As for Kloffenstein, Zickel agrees that he pitched better than his numbers (6.22 ERA in 23 starts), but that there’s still plenty of upside. “There would be games when he would be pitching well, then lose the strike zone for an inning, even for a couple of batters, and drive his pitch count up, and before you knew it, he was out of the game.” Zickel points out that Kloff was still one of the youngest players in the High A West. He thinks that with a good spring, especially if someone in the organization lets Kloff know, “hey, this is it,” he should start next year in AA.

As for RHP CJ Van Eyk, Toronto’s 2nd round pick in 2020, much was expected, but like Kloffenstein, the results fell short of expectations. “For C.J., I think it may have been a case of making adjustments in his first pro season,” Zickel observed, “and he was making really good progress in August before he went on the DL.” True enough, Van Eyk posted a 2.57 ERA in 5 August starts before being shelved.

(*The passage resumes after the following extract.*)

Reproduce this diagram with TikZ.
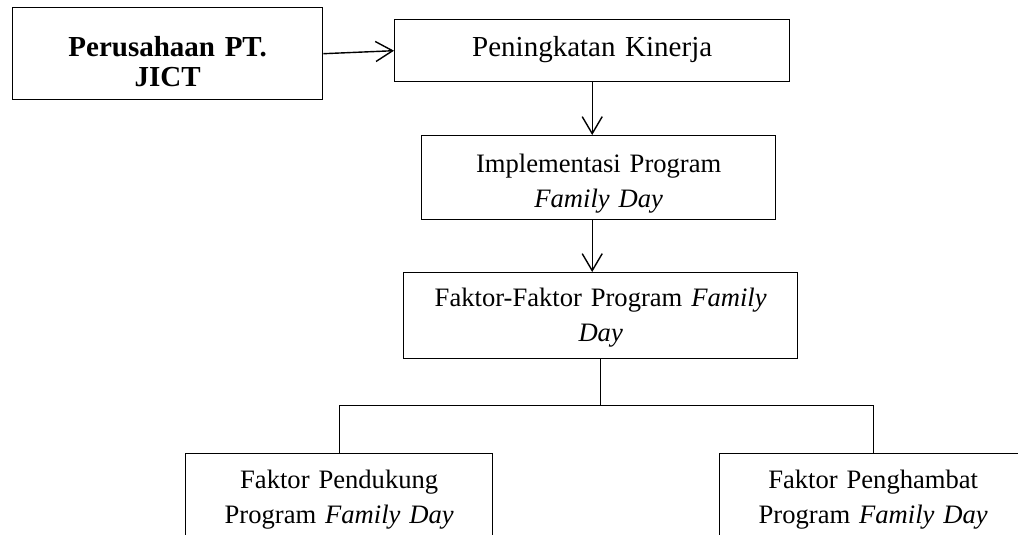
\documentclass[tikz,border=0pt]{standalone}
\usepackage{fontspec}
\setmainfont{Liberation Serif}
\usetikzlibrary{arrows.meta}
\tikzset{
  box/.style={draw, line width=1.4pt, anchor=north west, inner sep=0pt, align=center,
    font=\fontsize{26.6}{35}\selectfont},
  arr/.style={line width=1.4pt, -{Straight Barb[length=17pt,width=20pt,line width=1.4pt]}},
  conn/.style={line width=1.4pt}
}
\begin{document}
\begin{tikzpicture}[x=1pt,y=-1pt]
\clip (0,0) rectangle (1018,535);
\node[box, text width=310pt, text height=49pt, text depth=43pt,
      font=\fontsize{29}{30}\selectfont\bfseries] (b1) at (12,7) {Perusahaan PT.\\JICT};
\node[box, text width=395pt, text height=37pt, text depth=25pt,
      font=\fontsize{29}{35}\selectfont] (b2) at (394,19) {Peningkatan Kinerja};
\node[box, text width=354pt, text height=37pt, text depth=47pt] (b3) at (421,135) {Implementasi Program\\\textit{Family Day}};
\node[box, text width=394pt, text height=34pt, text depth=52pt] (b4) at (403,272) {Faktor-Faktor Program \textit{Family}\\\textit{Day}};
\node[box, text width=307pt, text height=35pt, text depth=70pt] (b5) at (185,453) {Faktor Pendukung\\Program \textit{Family Day}};
\node[box, text width=307pt, text height=35pt, text depth=70pt] (b6) at (719,453) {Faktor Penghambat\\Program \textit{Family Day}};
\draw[arr] (b1.east) -- (b2.west);
\draw[arr] (b2.south) -- (b2.south |- b3.north);
\draw[arr] (b2.south |- b3.south) -- (b2.south |- b4.north);
\draw[conn] (b4.south) -- ++(0,46) coordinate (j);
\draw[conn] (b5.north) |- (j) -| (b6.north);
\end{tikzpicture}
\end{document}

Van Eyk fanned 100 in 80 innings for Vancouver this summer, and Zickel things there’s more to come from him next year.

Orelvis Martinez caught fire in July, and found himself in the Northwest. Zickel agrees that 3rd base is his likely destination, but “the Blue Jays want to see how far he can go as a short stop.” Martinez struggled a bit with breaking balls at the higher level, but Zickel says, “Orelvis was every bit as advertised. (SS) Luis de Los Santos took him under his wing, and we were very impressed with him on and off the field.”

Similarly, Sem Robberse created quite an impression. Zickel termed him “light years ahead,” in his maturity and approach to the game. Like Martinez, Robberse struggled at first at the higher level, and if a return to at least start the season will be in the cards for him, Zickel looks forward to seeing Robberse as the C’s opening day starter.

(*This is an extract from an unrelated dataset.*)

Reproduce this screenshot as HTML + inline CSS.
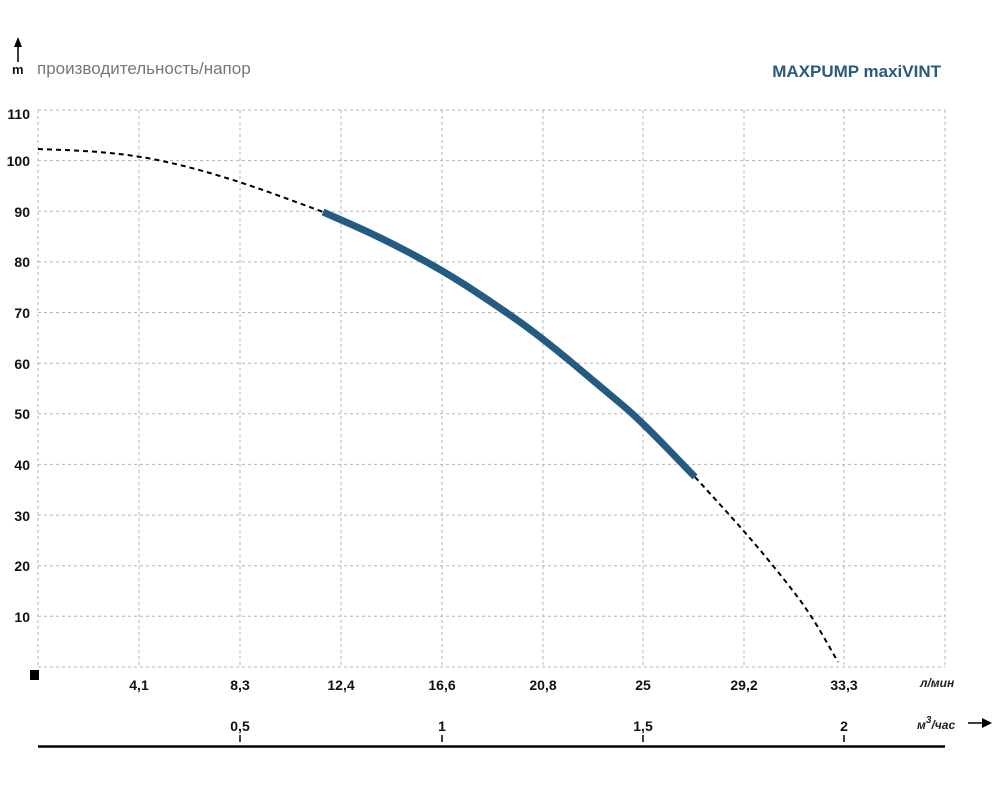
<!DOCTYPE html>
<html><head><meta charset="utf-8"><style>
body{margin:0;background:#fff;}
svg{display:block;font-family:"Liberation Sans",Arial,sans-serif;}
.t{font-size:14px;font-weight:bold;fill:#111;}
</style></head><body>
<svg width="1000" height="800" viewBox="0 0 1000 800">
<g stroke="#b5b5b5" stroke-width="1" stroke-dasharray="3,3" fill="none">
<path d="M38 110V667M139 110V667M240 110V667M341 110V667M442 110V667M543 110V667M643 110V667M744 110V667M844 110V667M945 110V667"/>
<path d="M38 110H945M38 160.6H945M38 211.3H945M38 261.9H945M38 312.5H945M38 363.2H945M38 413.8H945M38 464.4H945M38 515.1H945M38 565.7H945M38 616.3H945M38 667H945"/>
</g>
<g class="t" text-anchor="end">
<text x="30" y="119">110</text><text x="30" y="166">100</text><text x="30" y="217">90</text><text x="30" y="267">80</text><text x="30" y="318">70</text><text x="30" y="369">60</text><text x="30" y="419">50</text><text x="30" y="470">40</text><text x="30" y="521">30</text><text x="30" y="571">20</text><text x="30" y="622">10</text>
</g>
<rect x="30" y="670" width="9" height="10" fill="#000"/>
<g class="t" text-anchor="middle">
<text x="139" y="690">4,1</text><text x="240" y="690">8,3</text><text x="341" y="690">12,4</text><text x="442" y="690">16,6</text><text x="543" y="690">20,8</text><text x="643" y="690">25</text><text x="744" y="690">29,2</text><text x="844" y="690">33,3</text>
<text x="240" y="731">0,5</text><text x="442" y="731">1</text><text x="643" y="731">1,5</text><text x="844" y="731">2</text>
</g>
<g stroke="#000" stroke-width="1.5"><path d="M240 735V742M442 735V742M643 735V742M844 735V742"/></g>
<line x1="38" y1="746.5" x2="945" y2="746.5" stroke="#000" stroke-width="2.5"/>
<text x="920" y="687" font-size="12" font-style="italic" font-weight="bold" fill="#222">л/мин</text>
<text x="917" y="729" font-size="12" font-style="italic" font-weight="bold" fill="#222">м<tspan dy="-6" font-size="10">3</tspan><tspan dy="6">/час</tspan></text>
<path d="M968 723H984" stroke="#000" stroke-width="1.5"/><path d="M982 718L992 723L982 728Z" fill="#000"/>
<path d="M18 62V45" stroke="#000" stroke-width="1.5"/><path d="M14 47L18 37L22 47Z" fill="#000"/>
<text x="12" y="74" font-size="13" font-weight="bold" fill="#111">m</text>
<text x="37" y="74" font-size="17" fill="#777">производительность/напор</text>
<text x="941" y="77" text-anchor="end" font-size="17" font-weight="bold" fill="#2a5a7e">MAXPUMP maxiVINT</text>
<path d="M38 149 L64 150 Q90 151 114.5 153.5 Q139 156 164.5 161.5 Q190 167 215 174.5 Q240 182 260 189 Q280 196 301.5 204 L323 212" fill="none" stroke="#000" stroke-width="2" stroke-dasharray="5,4"/>
<path d="M323 212 L351.5 224.5 Q380 237 411 253.5 Q442 270 466 285.5 Q490 301 515 318.5 Q540 336 573.5 364 Q607 392 623.5 406 Q640 420 667.5 448.5 L695 477" fill="none" stroke="#245b82" stroke-width="7" stroke-linejoin="round"/>
<path d="M695 477 L720 504.5 Q745 532 762.5 553 Q780 574 795 593.5 Q810 613 824 637.5 L838 662" fill="none" stroke="#000" stroke-width="2" stroke-dasharray="5,4"/>
</svg>
</body></html>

When asked for other C’s who caught his eye this season, Zickel mentions IF Tanner Morris and OF Cameron Eden. Morris, the High A All Star 2nd baseman, didn’t go more than two straight games without getting on base, and in Zickel’s’ eyes, was the team’s MVP, a guy who should be in the Blue Jays top 30 prospects. Eden was among the High A leaders in stolen bases before going on the injured list in July. “He was my favourite player to watch,” Eden said, “he was a real threat at the top of the lineup, a really good guy off the field, really thinks the game well and has a high baseball IQ.”

All in all, while it was a successful season for the C’s in some ways (Toronto provided accommodation for the players to help avoid any issues in that regard, in what was likely a precursor to what all organizations will soon be doing for their minor league players), but not playing in front of a supportive home crowd had its effect on the team. Playing in front of mostly friends, family, and diehard baseball fans, the C’s averaged about 250 fans per “home” game in Hillsboro instead of the boisterous 6000+ at the Nat.

As for a return to Vancouver next year, Zickel is looking forward to getting to know the city. He’s also hopeful, as has happened with other Blue Jays minor league broadcasters in recent years, when asked if an invitation to spring training – and possibly call a few innings of a Jays exhibition game – was raised. Heading to Florida for spring training would put him back in touch with many of the contacts he’s made throughout the organization – he lists coach John Schneider and minor league hitting coordinator Hunter Mense as two of his biggest influences and boosters in the system.

When asked if the C’s home games will be streamed next year, Zickel admits that’s unknown at this time. Vancouver did air six home games on Sportsnet in 2019, and part of the new set of operating dictates from MLB includes teams streaming their games in high def by 2022. Hopefully, that will sort itself out in the weeks to come.